■ TASK
Read the data and repeat all of it exactly.

>> BEGIN SUPPLIED DATA

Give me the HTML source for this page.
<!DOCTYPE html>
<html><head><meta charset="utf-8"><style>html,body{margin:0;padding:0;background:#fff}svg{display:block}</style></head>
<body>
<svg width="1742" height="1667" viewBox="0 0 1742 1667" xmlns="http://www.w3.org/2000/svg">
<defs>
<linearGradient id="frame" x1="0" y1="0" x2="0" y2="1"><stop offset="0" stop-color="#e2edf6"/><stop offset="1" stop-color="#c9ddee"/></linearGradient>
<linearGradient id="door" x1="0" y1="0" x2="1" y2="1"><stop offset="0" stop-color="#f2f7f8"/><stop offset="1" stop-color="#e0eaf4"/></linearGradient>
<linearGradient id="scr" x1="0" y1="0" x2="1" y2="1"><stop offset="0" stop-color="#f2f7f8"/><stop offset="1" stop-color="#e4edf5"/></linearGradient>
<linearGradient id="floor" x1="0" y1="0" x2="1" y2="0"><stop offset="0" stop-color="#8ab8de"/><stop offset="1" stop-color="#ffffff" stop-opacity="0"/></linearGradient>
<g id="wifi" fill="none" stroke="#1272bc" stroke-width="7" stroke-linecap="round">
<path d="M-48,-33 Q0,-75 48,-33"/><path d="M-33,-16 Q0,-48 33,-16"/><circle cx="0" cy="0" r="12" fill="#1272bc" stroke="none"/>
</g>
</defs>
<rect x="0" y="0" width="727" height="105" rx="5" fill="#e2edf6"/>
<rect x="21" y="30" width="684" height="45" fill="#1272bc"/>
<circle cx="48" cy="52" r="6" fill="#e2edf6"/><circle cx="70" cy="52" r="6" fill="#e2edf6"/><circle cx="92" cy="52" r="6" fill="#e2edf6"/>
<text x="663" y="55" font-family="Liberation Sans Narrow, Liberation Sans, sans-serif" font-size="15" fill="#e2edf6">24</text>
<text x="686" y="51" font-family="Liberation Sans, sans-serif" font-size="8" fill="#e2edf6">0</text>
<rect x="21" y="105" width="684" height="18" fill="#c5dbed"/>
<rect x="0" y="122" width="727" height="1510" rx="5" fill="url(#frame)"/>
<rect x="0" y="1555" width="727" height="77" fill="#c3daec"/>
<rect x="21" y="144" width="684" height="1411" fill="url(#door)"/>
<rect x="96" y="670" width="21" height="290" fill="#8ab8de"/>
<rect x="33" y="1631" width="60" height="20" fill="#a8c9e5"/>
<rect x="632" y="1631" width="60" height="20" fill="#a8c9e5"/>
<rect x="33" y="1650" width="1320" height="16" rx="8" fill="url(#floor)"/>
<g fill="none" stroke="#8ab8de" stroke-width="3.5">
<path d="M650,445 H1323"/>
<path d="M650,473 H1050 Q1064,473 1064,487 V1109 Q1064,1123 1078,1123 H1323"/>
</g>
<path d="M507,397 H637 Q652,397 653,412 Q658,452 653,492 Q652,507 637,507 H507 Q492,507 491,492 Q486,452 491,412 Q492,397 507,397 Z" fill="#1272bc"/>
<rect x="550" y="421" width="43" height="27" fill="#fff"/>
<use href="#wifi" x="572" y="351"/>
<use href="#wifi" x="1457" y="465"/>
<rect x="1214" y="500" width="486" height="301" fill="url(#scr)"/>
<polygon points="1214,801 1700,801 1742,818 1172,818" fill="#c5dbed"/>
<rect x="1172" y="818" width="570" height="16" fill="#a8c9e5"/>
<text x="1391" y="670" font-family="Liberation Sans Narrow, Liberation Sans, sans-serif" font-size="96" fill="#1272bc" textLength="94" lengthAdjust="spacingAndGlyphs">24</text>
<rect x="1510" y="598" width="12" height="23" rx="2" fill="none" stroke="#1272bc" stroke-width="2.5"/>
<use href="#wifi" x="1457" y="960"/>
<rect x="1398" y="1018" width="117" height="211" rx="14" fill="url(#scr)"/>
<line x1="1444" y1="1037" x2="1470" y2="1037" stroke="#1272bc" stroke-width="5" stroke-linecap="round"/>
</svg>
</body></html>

>> END SUPPLIED DATA

■ FINAL ANSWER
Give me the HTML source for this page.
<!DOCTYPE html>
<html><head><meta charset="utf-8"><style>html,body{margin:0;padding:0;background:#fff}svg{display:block}</style></head>
<body>
<svg width="1742" height="1667" viewBox="0 0 1742 1667" xmlns="http://www.w3.org/2000/svg">
<defs>
<linearGradient id="frame" x1="0" y1="0" x2="0" y2="1"><stop offset="0" stop-color="#e2edf6"/><stop offset="1" stop-color="#c9ddee"/></linearGradient>
<linearGradient id="door" x1="0" y1="0" x2="1" y2="1"><stop offset="0" stop-color="#f2f7f8"/><stop offset="1" stop-color="#e0eaf4"/></linearGradient>
<linearGradient id="scr" x1="0" y1="0" x2="1" y2="1"><stop offset="0" stop-color="#f2f7f8"/><stop offset="1" stop-color="#e4edf5"/></linearGradient>
<linearGradient id="floor" x1="0" y1="0" x2="1" y2="0"><stop offset="0" stop-color="#8ab8de"/><stop offset="1" stop-color="#ffffff" stop-opacity="0"/></linearGradient>
<g id="wifi" fill="none" stroke="#1272bc" stroke-width="7" stroke-linecap="round">
<path d="M-48,-33 Q0,-75 48,-33"/><path d="M-33,-16 Q0,-48 33,-16"/><circle cx="0" cy="0" r="12" fill="#1272bc" stroke="none"/>
</g>
</defs>
<rect x="0" y="0" width="727" height="105" rx="5" fill="#e2edf6"/>
<rect x="21" y="30" width="684" height="45" fill="#1272bc"/>
<circle cx="48" cy="52" r="6" fill="#e2edf6"/><circle cx="70" cy="52" r="6" fill="#e2edf6"/><circle cx="92" cy="52" r="6" fill="#e2edf6"/>
<text x="663" y="55" font-family="Liberation Sans Narrow, Liberation Sans, sans-serif" font-size="15" fill="#e2edf6">24</text>
<text x="686" y="51" font-family="Liberation Sans, sans-serif" font-size="8" fill="#e2edf6">0</text>
<rect x="21" y="105" width="684" height="18" fill="#c5dbed"/>
<rect x="0" y="122" width="727" height="1510" rx="5" fill="url(#frame)"/>
<rect x="0" y="1555" width="727" height="77" fill="#c3daec"/>
<rect x="21" y="144" width="684" height="1411" fill="url(#door)"/>
<rect x="96" y="670" width="21" height="290" fill="#8ab8de"/>
<rect x="33" y="1631" width="60" height="20" fill="#a8c9e5"/>
<rect x="632" y="1631" width="60" height="20" fill="#a8c9e5"/>
<rect x="33" y="1650" width="1320" height="16" rx="8" fill="url(#floor)"/>
<g fill="none" stroke="#8ab8de" stroke-width="3.5">
<path d="M650,445 H1323"/>
<path d="M650,473 H1050 Q1064,473 1064,487 V1109 Q1064,1123 1078,1123 H1323"/>
</g>
<path d="M507,397 H637 Q652,397 653,412 Q658,452 653,492 Q652,507 637,507 H507 Q492,507 491,492 Q486,452 491,412 Q492,397 507,397 Z" fill="#1272bc"/>
<rect x="550" y="421" width="43" height="27" fill="#fff"/>
<use href="#wifi" x="572" y="351"/>
<use href="#wifi" x="1457" y="465"/>
<rect x="1214" y="500" width="486" height="301" fill="url(#scr)"/>
<polygon points="1214,801 1700,801 1742,818 1172,818" fill="#c5dbed"/>
<rect x="1172" y="818" width="570" height="16" fill="#a8c9e5"/>
<text x="1391" y="670" font-family="Liberation Sans Narrow, Liberation Sans, sans-serif" font-size="96" fill="#1272bc" textLength="94" lengthAdjust="spacingAndGlyphs">24</text>
<rect x="1510" y="598" width="12" height="23" rx="2" fill="none" stroke="#1272bc" stroke-width="2.5"/>
<use href="#wifi" x="1457" y="960"/>
<rect x="1398" y="1018" width="117" height="211" rx="14" fill="url(#scr)"/>
<line x1="1444" y1="1037" x2="1470" y2="1037" stroke="#1272bc" stroke-width="5" stroke-linecap="round"/>
</svg>
</body></html>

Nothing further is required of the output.